When writing for children there are many traps for the writer to avoid. The imposition of adult tendencies, desires and fears are among the most common. The best crime fiction books written for children stick to a very simple premise. A young child or teenager’s world is largely governed by three things; home, school and friends. Threaten anyone, or any combination, of these things and the impact, is stunning. Children experience fear in a manifestly different way to adults, largely because they are experiencing it for the first time. In particular, issues relating to death carry a completely different significance to a child who has no real experience on which to draw. It is this lack of emotional experience that writers need to tap into in order to be successful. Harness that correctly, allow the characters to grow together as children instead of imposing grown-up constraints on them and a writer will realise that whilst on the one hand, their lack of experience stokes their fear, it also makes them fearless. That conflict alone will drive a story.

We could discuss the global phenomenon of the Harry Potter books by J.K. Rowling as I do believe that these stories are brilliantly crafted examples of crime fiction if you can see past the wizards and witches. However, I’d like to start elsewhere as there is one man who has done more to further the development of crime fiction for children than anyone else. Born in 1862 Edward L. Stratemeyer was, at his peak, one of the most successful writers in the world. His output is extraordinary, and with book sales of over half a billion copies, it is staggering that so many people have never heard of him. He was an American publisher and writer, and his specialism was children’s fiction. A large portion of his canon is dedicated to crime fiction and it includes The Hardy Boys and Nancy Drew series. Through the respective pseudonyms, Franklin W. Dixon and Carolyn Keene the publishing powerhouse that became known as the Stratemeyer Syndicate employed dozens of writers to begin a legacy that, in terms of the characters, continues to this day.

The model adopted by the syndicate is simple and extremely formulaic, and it attracted a considerable amount of criticism. Despite the success of the books, many libraries across America refused to stock them believing them to be worthless. This was precisely the argument that Stratemeyer was seeking to exploit. The Hardy Boys series began in 1927 and by this time Stratemeyer was well used to having his books banned from the shelves of libraries. Sadly, for those seeking to muffle him, these restrictions simply drove extraordinary book sales. His stories sought to provide an alternative to the existing material aimed at teenagers, which was largely educational rather than entertaining. Stratemeyer died in 1930, the same year that Nancy Drew was created, yet his syndicate ensured that the stories continued.
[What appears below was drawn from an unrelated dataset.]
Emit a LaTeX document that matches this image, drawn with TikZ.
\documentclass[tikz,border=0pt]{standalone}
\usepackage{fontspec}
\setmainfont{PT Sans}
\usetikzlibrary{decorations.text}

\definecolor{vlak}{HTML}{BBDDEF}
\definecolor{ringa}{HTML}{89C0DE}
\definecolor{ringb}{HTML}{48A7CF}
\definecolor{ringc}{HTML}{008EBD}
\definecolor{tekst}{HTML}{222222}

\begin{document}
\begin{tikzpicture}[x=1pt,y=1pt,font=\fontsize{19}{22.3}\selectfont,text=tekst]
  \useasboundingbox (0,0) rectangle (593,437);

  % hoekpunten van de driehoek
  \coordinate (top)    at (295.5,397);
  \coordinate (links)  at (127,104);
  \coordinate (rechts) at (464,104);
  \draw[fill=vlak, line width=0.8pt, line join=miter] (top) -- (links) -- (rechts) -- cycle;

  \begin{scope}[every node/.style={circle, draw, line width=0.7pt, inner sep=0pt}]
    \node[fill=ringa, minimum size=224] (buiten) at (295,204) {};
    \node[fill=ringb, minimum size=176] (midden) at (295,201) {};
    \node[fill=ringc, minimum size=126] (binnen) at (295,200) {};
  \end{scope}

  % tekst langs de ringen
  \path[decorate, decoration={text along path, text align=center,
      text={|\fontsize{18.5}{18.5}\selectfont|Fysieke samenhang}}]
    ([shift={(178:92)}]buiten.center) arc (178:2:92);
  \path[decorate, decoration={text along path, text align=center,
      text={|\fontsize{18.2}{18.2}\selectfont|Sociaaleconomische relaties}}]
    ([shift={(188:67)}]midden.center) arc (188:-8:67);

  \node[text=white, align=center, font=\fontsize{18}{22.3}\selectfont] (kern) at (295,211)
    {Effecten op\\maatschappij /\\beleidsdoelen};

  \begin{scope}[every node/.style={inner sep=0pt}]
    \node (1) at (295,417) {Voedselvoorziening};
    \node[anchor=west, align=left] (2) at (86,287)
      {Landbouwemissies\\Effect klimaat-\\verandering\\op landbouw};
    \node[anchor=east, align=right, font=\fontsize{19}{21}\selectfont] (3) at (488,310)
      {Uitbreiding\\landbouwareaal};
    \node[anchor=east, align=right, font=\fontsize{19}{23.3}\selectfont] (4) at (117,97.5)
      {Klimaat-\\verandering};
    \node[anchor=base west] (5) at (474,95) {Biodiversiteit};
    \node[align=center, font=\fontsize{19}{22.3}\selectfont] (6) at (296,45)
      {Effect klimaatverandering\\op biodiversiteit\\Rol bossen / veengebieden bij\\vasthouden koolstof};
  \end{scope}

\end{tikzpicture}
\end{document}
By his death, he had published over 1000 books, and the sheer longevity of his legacy is staggering, let alone the breadth.
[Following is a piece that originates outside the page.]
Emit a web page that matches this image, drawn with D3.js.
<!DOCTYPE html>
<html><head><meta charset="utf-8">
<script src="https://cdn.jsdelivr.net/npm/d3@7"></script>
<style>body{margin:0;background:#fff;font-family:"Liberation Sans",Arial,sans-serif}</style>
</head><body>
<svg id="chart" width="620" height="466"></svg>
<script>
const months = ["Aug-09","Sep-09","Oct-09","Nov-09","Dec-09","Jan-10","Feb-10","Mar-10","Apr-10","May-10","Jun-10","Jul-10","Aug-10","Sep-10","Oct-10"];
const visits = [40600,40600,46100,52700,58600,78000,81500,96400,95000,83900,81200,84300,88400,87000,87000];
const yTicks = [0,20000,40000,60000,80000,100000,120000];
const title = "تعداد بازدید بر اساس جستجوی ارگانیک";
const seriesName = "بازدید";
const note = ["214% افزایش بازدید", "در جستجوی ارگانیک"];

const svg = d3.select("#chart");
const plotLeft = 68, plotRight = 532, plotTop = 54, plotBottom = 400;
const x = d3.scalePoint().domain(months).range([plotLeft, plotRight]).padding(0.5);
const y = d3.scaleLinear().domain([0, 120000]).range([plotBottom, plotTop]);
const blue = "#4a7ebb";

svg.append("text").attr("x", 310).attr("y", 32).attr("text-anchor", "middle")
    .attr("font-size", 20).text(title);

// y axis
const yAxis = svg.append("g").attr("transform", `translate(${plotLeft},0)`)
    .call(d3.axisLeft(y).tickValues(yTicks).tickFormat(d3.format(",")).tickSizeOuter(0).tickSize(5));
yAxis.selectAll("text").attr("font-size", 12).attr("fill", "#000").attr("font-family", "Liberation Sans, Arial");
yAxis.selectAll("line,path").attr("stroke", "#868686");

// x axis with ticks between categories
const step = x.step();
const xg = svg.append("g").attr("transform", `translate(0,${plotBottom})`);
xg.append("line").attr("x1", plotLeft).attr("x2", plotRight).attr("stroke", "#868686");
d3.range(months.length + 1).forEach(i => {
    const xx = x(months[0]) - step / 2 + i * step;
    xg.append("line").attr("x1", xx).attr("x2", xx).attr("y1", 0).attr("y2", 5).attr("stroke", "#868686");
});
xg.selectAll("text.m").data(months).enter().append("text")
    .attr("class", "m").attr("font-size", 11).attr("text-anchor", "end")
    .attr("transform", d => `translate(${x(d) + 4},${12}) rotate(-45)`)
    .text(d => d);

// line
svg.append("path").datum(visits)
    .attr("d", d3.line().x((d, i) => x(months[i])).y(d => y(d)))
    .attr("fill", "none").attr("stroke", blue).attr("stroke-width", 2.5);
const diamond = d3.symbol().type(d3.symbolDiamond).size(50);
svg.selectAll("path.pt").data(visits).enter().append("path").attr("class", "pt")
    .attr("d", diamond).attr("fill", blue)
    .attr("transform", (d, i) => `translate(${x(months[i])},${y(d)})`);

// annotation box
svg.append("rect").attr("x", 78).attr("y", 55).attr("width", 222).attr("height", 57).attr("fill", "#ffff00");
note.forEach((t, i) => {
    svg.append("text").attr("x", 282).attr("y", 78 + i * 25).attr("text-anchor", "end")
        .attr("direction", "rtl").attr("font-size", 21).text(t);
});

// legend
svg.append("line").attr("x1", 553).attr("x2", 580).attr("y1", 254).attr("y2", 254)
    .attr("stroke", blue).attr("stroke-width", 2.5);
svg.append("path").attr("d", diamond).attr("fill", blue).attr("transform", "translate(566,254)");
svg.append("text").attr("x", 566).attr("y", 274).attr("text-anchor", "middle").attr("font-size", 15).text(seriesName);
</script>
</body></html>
I grew up reading The Hardy Boys and I find it interesting to reflect on the changed nature of the word gang.  If you’ve read any of Stratemeyer’s books for children, or perhaps Enid Blyton’s The Secret Seven, or The Famous Five, or for that matter ever watched Scooby Doo, then you’ll know that gang has a completely different meaning to the one used today.  Today it implies a fight for a small piece of neighbourhood, often involving knives and teenage murder.  On the surface, West Side Story or Romeo and Juliet read like love stories, but they are also full of childhood fear, insecurity and clear threats to home, school and friends.  They are, in a sense, stories about survival, and that is what children want to read about.

It is also what Suzanne Collins is seeking to examine in The Hunger Games trilogy, and precisely what Edward L. Stratemeyer and the Stratemeyer Syndicate gave to many generations of children.